Callings supports non-profit internships, career test drives, a speaker series, coursework, and a novel student group, Quests and Questions, to bring the passions of Wabash men to life.
Through the Callings program Wabash students have heard Josh Tatum ’03 describe his journey to becoming a lawyer as being inspired by a willingness to seek (and follow) advice and a strong desire to live a life of purpose.
David Shane told them that “being other-directed and service-oriented is a good idea whatever you do, and whatever your calling may be.”
“You can’t fake this stuff. Interest is for amateurs; passion is for pros.”
They heard Dr. Rick Gunderman ’83 warn, “We can get so wrapped up in what we perceive as success that we no longer hear our calling.”

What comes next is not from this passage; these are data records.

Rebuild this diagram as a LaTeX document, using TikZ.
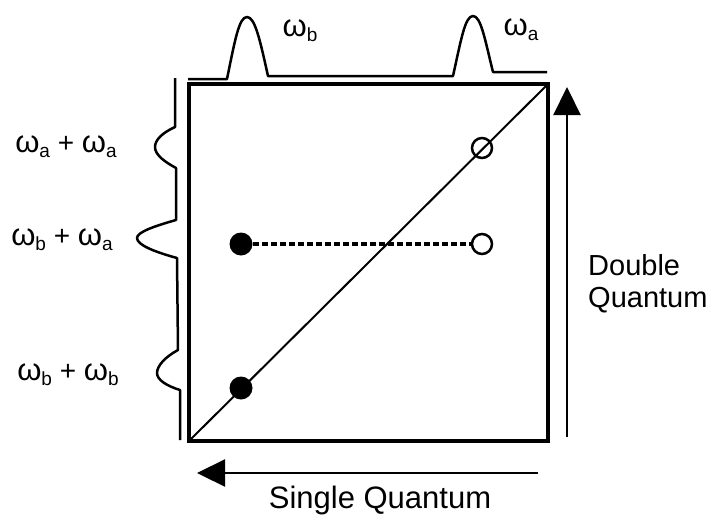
\documentclass[tikz,border=0pt]{standalone}
\usepackage{fontspec}
\setmainfont{Liberation Sans}
\usetikzlibrary{arrows.meta, positioning}

\newcommand{\omsub}[1]{{\fontsize{31}{31}\selectfont ω}\raisebox{-5pt}{\fontsize{19}{19}\selectfont #1}}

\begin{document}
\begin{tikzpicture}[
  x=1pt, y=-1pt,
  spec/.style={line width=2.5pt, line join=round},
  frame/.style={draw, line width=4pt},
  diag/.style={line width=2pt},
  peak/.style={font=\fontsize{28}{28}\selectfont, inner sep=0pt},
  full/.style={circle, fill=black, minimum size=23pt, inner sep=0pt},
  empty/.style={circle, draw, line width=2.5pt, minimum size=20pt, inner sep=0pt},
  link/.style={line width=3.5pt, dash pattern=on 6pt off 3pt},
  axis/.style={line width=2.2pt, -{Triangle[length=28pt, width=27pt]}},
  lab/.style={font=\fontsize{31}{33}\selectfont, align=left, inner sep=0pt}
]
\useasboundingbox (0,0) rectangle (726,517);

% 2D map
\coordinate (bl) at (189,441);
\coordinate (tr) at (548,84);
\draw[frame] (bl) rectangle (tr);
\draw[diag] (bl) -- (tr);

\node[full] (bb) at (241,388) {};
\node[full] (ba) at (241,244) {};
\node[empty] (aa) at (482,148) {};
\node[empty] (ab) at (482,244) {};
\draw[link] (ba) -- (ab);

% projections
\draw[spec] (188,79) -- (227,79) .. controls (235,40) and (239,17) .. (247,17)
  .. controls (255,17) and (260,40) .. (268,76) -- (453,76)
  .. controls (461,40) and (465,16) .. (473,16)
  .. controls (481,16) and (485,40) .. (493,72) -- (547,72);
\draw[spec] (175,78) -- (175,127) .. controls (162,133) and (155,140) .. (155,147)
  .. controls (155,155) and (165,162) .. (176,168) -- (176,220)
  .. controls (155,226) and (137,232) .. (137,238)
  .. controls (137,245) and (155,252) .. (177,258) -- (178,350)
  .. controls (165,357) and (157,366) .. (157,373)
  .. controls (157,380) and (167,386) .. (180,390) -- (180,440);

\node[peak] (pb) at (300,31) {\omsub{b}};
\node[peak] (pa) at (521,30) {\omsub{a}};
\node[peak] (paa) at (66,147) {\omsub{a} + \omsub{a}};
\node[peak] (pba) at (62,240) {\omsub{b} + \omsub{a}};
\node[peak] (pbb) at (68,375) {\omsub{b} + \omsub{b}};

% axes
\coordinate (sqs) at (538,473);
\coordinate (sqe) at (197,473);
\draw[axis] (sqs) -- (sqe);
\node[lab] (sq) at (380,500) {Single Quantum};
\coordinate (dqs) at (567,437);
\coordinate (dqe) at (567,87);
\draw[axis] (dqs) -- (dqe);
\node[lab, font=\fontsize{29}{32}\selectfont, anchor=west] (dq) at (588,284) {Double\\Quantum};
\end{tikzpicture}
\end{document}
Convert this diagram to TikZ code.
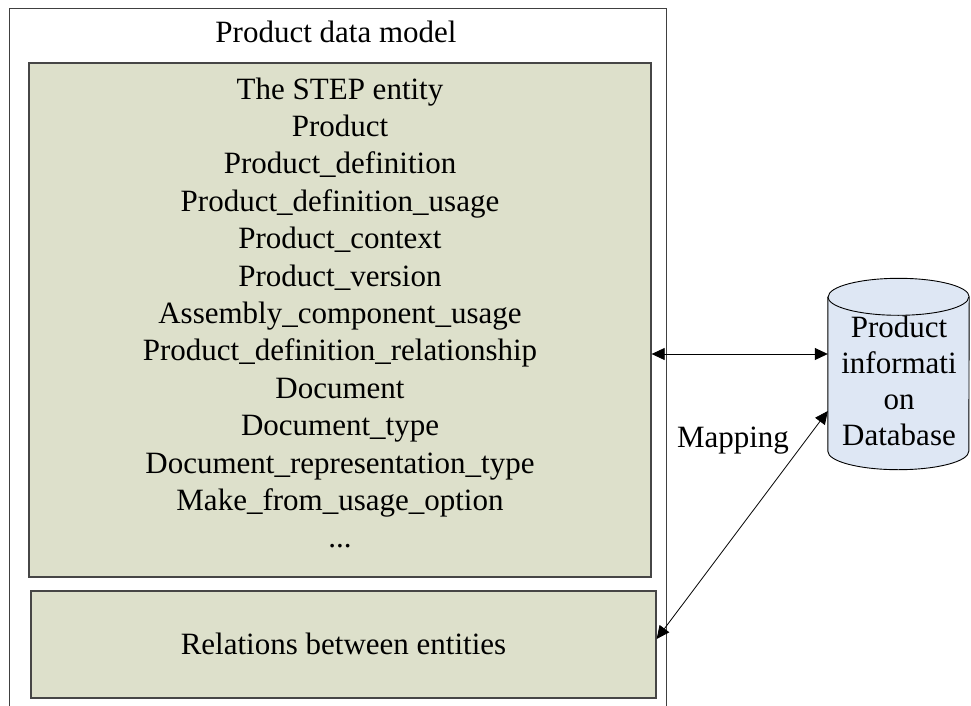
\documentclass[tikz,border=0pt]{standalone}
\usepackage{fontspec}
\setmainfont{Liberation Serif}
\usetikzlibrary{arrows.meta}
\definecolor{boxgreen}{RGB}{221,224,203}
\definecolor{dbblue}{RGB}{222,231,244}
\definecolor{boxline}{RGB}{70,70,70}
\tikzset{
  greenbox/.style={draw=boxline, line width=1.3pt, fill=boxgreen, inner sep=0pt},
  txt/.style={font=\fontsize{31}{37.4}\selectfont, align=center, inner sep=0pt},
  conn/.style={draw=black, line width=0.8pt, {Triangle[length=13pt,width=12pt]}-{Triangle[length=13pt,width=12pt]}},
  outerline/.style={draw=black!75, line width=1pt}
}
\begin{document}
\begin{tikzpicture}[x=1pt,y=-1pt]
\useasboundingbox (0,0) rectangle (971,706);
% outer container (open at the bottom)
\coordinate (oBL) at (9,706);
\coordinate (oTL) at (9,9);
\coordinate (oTR) at (666,9);
\coordinate (oBR) at (666,706);
\draw[outerline] (oBL) -- (oTL) -- (oTR) -- (oBR);
\node[txt, anchor=base] (title) at (336,43) {Product data model};
% entity box
\node[greenbox, minimum width=622pt, minimum height=514pt] (ents) at (340,320) {};
\node[txt] (entstxt) at (340,313) {The STEP entity\\Product\\Product\_definition\\Product\_definition\_usage\\Product\_context\\Product\_version\\Assembly\_component\_usage\\Product\_definition\_relationship\\Document\\Document\_type\\Document\_representation\_type\\Make\_from\_usage\_option\\...};
% relations box
\node[greenbox, minimum width=625pt, minimum height=107pt] (rel) at (343.5,644.5) {};
\node[txt, anchor=base] (reltxt) at (343.5,654) {Relations between entities};
% database cylinder
\node[minimum width=141pt, minimum height=154pt, inner sep=0pt] (db) at (898.5,374) {};
\fill[dbblue] (db.north west) -- (db.south west)
  arc[start angle=180, end angle=0, x radius=70.5, y radius=18.5]
  -- (db.north east)
  arc[start angle=0, end angle=-180, x radius=70.5, y radius=18.5] -- cycle;
\draw[line width=0.9pt] (db.north west) -- (db.south west)
  arc[start angle=180, end angle=0, x radius=70.5, y radius=18.5]
  -- (db.north east)
  arc[start angle=0, end angle=-180, x radius=70.5, y radius=18.5];
\draw[line width=0.9pt] (db.north west) arc[start angle=180, end angle=0, x radius=70.5, y radius=18.5];
\node[txt, font=\fontsize{31}{36}\selectfont] (dbtxt) at (899,380.5) {Product\\informati\\on\\Database};
% connectors
\draw[conn] ([yshift=-34pt]ents.east) -- ([yshift=20pt]db.west);
\draw[conn] ([yshift=5.5pt]rel.east) -- ([yshift=-37pt]db.west);
\node[txt, anchor=base] (maplbl) at (733,447) {Mapping};
\end{tikzpicture}
\end{document}
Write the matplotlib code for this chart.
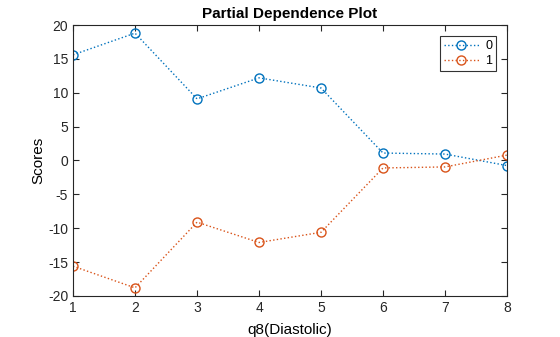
import numpy as np
import matplotlib.pyplot as plt

plt.rcParams['font.family'] = ['Liberation Sans', 'DejaVu Sans']
plt.rcParams['axes.unicode_minus'] = False

x = [1, 2, 3, 4, 5, 6, 7, 8]
score_0 = [15.6, 18.8, 9.1, 12.2, 10.7, 1.1, 0.95, -0.75]
score_1 = [-15.6, -18.8, -9.1, -12.1, -10.6, -1.1, -0.95, 0.8]
labels = ['0', '1']

fig = plt.figure(figsize=(5.6, 3.37), dpi=100)
ax = fig.add_axes([0.1304, 0.1217, 0.7750, 0.8041])

ax.plot(x, score_0, ':o', color='#0072BD', mfc='none', ms=6.5, lw=1, label=labels[0])
ax.plot(x, score_1, ':o', color='#D95319', mfc='none', ms=6.5, lw=1, label=labels[1])

ax.set_xlim(1, 8)
ax.set_ylim(-20, 20)
ax.set_xticks(x)
ax.set_yticks(np.arange(-20, 21, 5))
ax.tick_params(direction='in', length=4, labelsize=10, top=True, right=True,
               labeltop=False, labelright=False, colors='#262626')
for s in ax.spines.values():
    s.set_color('#262626')

ax.set_title('Partial Dependence Plot', fontsize=11, fontweight='bold', pad=5)
ax.set_xlabel('q8(Diastolic)', fontsize=11, labelpad=6)
ax.set_ylabel('Scores', fontsize=11, labelpad=2)

leg = ax.legend(loc='upper right', fancybox=False, fontsize=9, borderaxespad=0.9,
                handlelength=2.8, labelspacing=0.25, borderpad=0.3, handletextpad=0.5)
leg.get_frame().set_edgecolor('black')
leg.get_frame().set_linewidth(0.8)

fig.savefig('out.png', dpi=100)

And when Quests and Questions students visited Curt Schmitt on an exploratory road trip through southern Indiana, he showed them the classical labyrinth as a metaphor for life’s grand exploration. They brought that back to Wabash, building a labyrinth on campus and sharing what they had learned with their peers.

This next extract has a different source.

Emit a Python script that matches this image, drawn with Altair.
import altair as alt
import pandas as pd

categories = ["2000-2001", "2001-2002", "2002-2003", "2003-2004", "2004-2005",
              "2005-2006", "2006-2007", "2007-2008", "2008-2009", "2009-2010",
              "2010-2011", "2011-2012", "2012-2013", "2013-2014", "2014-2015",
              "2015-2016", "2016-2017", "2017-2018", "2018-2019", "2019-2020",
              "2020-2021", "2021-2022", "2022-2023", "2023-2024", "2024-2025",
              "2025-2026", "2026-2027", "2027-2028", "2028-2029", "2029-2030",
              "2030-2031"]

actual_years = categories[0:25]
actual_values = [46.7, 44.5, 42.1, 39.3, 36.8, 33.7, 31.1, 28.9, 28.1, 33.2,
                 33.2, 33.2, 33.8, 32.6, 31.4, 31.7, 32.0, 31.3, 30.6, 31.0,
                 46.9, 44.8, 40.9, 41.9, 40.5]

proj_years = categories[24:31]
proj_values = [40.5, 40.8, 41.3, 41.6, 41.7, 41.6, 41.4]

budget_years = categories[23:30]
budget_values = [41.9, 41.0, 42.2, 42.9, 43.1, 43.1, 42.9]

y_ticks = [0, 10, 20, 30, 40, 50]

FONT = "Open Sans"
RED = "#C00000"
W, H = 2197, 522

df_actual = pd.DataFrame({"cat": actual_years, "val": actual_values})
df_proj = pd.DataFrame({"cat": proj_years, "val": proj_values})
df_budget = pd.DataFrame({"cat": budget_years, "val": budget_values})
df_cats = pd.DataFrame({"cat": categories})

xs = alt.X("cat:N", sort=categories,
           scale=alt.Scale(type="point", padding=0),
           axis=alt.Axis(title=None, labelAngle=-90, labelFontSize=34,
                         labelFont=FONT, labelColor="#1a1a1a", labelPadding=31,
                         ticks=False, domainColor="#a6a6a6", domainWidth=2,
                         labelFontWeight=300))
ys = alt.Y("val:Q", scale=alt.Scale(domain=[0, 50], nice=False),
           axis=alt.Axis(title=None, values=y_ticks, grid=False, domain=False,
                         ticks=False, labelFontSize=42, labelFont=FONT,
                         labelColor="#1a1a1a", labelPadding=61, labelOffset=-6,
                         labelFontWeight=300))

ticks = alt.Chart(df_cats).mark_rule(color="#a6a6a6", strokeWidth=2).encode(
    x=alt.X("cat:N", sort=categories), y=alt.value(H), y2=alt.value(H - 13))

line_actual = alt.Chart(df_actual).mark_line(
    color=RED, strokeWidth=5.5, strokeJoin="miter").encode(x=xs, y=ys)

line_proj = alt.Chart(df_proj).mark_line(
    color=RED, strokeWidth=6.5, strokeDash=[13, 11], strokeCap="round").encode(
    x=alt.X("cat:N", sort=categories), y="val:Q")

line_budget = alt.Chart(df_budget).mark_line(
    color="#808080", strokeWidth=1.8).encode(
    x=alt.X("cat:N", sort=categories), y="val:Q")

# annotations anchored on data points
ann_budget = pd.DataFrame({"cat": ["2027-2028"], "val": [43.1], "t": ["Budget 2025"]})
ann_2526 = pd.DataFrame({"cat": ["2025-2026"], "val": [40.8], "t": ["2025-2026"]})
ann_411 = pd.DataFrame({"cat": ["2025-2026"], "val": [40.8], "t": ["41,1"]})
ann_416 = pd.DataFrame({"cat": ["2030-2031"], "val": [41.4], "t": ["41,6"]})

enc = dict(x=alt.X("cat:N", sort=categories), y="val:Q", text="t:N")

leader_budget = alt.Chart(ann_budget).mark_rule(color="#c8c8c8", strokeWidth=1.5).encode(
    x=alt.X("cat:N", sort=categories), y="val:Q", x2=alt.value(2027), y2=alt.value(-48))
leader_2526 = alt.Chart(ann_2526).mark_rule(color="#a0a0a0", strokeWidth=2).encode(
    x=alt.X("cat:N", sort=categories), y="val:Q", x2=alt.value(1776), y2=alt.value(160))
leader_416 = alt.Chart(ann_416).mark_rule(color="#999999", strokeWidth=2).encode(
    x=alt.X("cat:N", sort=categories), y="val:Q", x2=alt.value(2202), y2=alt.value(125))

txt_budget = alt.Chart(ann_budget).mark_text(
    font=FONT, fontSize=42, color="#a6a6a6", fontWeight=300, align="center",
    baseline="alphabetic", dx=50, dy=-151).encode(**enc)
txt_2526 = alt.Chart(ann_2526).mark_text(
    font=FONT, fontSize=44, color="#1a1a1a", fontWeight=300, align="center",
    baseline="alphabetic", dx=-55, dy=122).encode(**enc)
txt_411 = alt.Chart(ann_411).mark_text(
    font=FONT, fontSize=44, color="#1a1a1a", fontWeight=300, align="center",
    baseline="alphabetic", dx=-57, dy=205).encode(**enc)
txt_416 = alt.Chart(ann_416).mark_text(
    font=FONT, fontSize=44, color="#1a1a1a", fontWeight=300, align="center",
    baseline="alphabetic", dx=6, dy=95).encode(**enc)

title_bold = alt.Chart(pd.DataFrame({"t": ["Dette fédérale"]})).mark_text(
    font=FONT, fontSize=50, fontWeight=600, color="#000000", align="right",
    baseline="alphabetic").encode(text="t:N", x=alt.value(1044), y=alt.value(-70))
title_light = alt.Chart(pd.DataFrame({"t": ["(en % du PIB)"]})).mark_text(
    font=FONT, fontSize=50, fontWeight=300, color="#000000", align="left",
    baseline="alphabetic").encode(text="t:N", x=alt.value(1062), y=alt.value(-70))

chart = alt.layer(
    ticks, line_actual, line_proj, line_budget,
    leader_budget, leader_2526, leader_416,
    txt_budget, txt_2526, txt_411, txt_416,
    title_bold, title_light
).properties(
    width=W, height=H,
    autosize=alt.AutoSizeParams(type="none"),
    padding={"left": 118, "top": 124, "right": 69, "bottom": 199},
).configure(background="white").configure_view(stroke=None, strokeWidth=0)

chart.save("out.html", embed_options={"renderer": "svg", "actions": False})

The uncertainty that often accompanies a liberal arts degree can’t be patched by fixating on one role or an additional practical degree; such uncertainty is just the stuff of life. But when a Wabash man embraces his liberal arts education and the life of a free person lived with passion, he enacts his own argument. Then uncertainty can be transformed into a calling that enriches and ennobles him and the lives of those around him.
James Jeffries is Assistant Director of Career Services at Wabash, ranked sixth best career services office in the nation in the 2013 Princeton Review. Jeffries co-directs the Wabash Callings program. He earned his master’s in philosophy and is near completion of his doctoral dissertation on the philosophy of creativity at the University of Illinois at Urbana-Champaign. He also puts his hands to use on numerous carpentry projects at his home in the country.